The London Fire Brigade has launched a ‘state-of-the art mobilising system’ for handling 999 calls in the capital.
999 control officers will use the new system, which was supplied by Capita Communication and Control Solutions, to deal with emergency fire calls and assign fire engines to emergencies.
The system uses GPS tracking technology combined with real-time status information, similar to taxi apps like Uber, to track all of London’s 155 fire engines and identify the closest available one to each emergency.
Control officers are also able to watch each fire engine’s journey on-screen whilst reassuring callers as to the estimated time of arrival.
In London, more than 170,000 emergency fire calls are received each year. Firefighters attended an average of 263 incidents per day last year.
The system allows the Brigade to determine the location of those dialling 999 from a mobile, which should help officers pinpoint the location of emergencies with greater speed and accuracy.
It also means that fire engines will now be mobilised to emergencies according to their proximity to incidents. In the old system, engines were mobilised from the closest fire station, rather than where the engines were actually located.
The new technology is expected to streamline the call-handling process, leading to an overall faster response to emergencies.

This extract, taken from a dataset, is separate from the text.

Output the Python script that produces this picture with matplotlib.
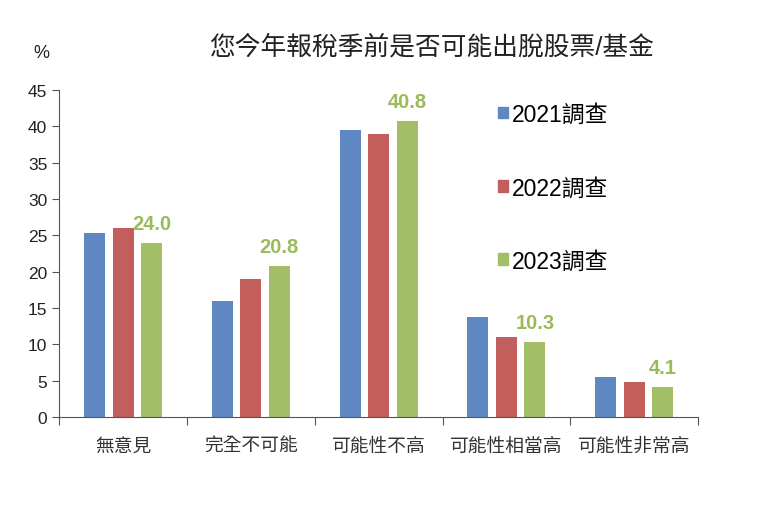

‘This state-of-the-art system uses the latest technology to allow us to deal with emergency calls efficiently and get fire engines to incidents more quickly,’ said London Fire Commissioner, Ron Dobson. ‘This could ultimately lead to more lives being saved.
‘It is incredible how far technology has come since the 999 system was first set up in 1937. Back then operators were alerted to an incoming 999 call by a flashing red light and a klaxon.
‘Fortunately, the vast majority of people never need to call 999, but when people are in need of assistance from the Brigade I hope they will now receive the help they need more quickly than ever.’
The technology brings together 999 call handling, radio communications, incident recording and intelligent resource deployment to improve London’s firefighting process.
As well being able to track fire engines, the system also provides control officers with much more specific addresses for incidents, again leading to faster response times.
It is able to hold more than 7.5 million addresses, compared to the 80,000 street records the Brigade’s old system was able to search when directing a fire engine to an emergency.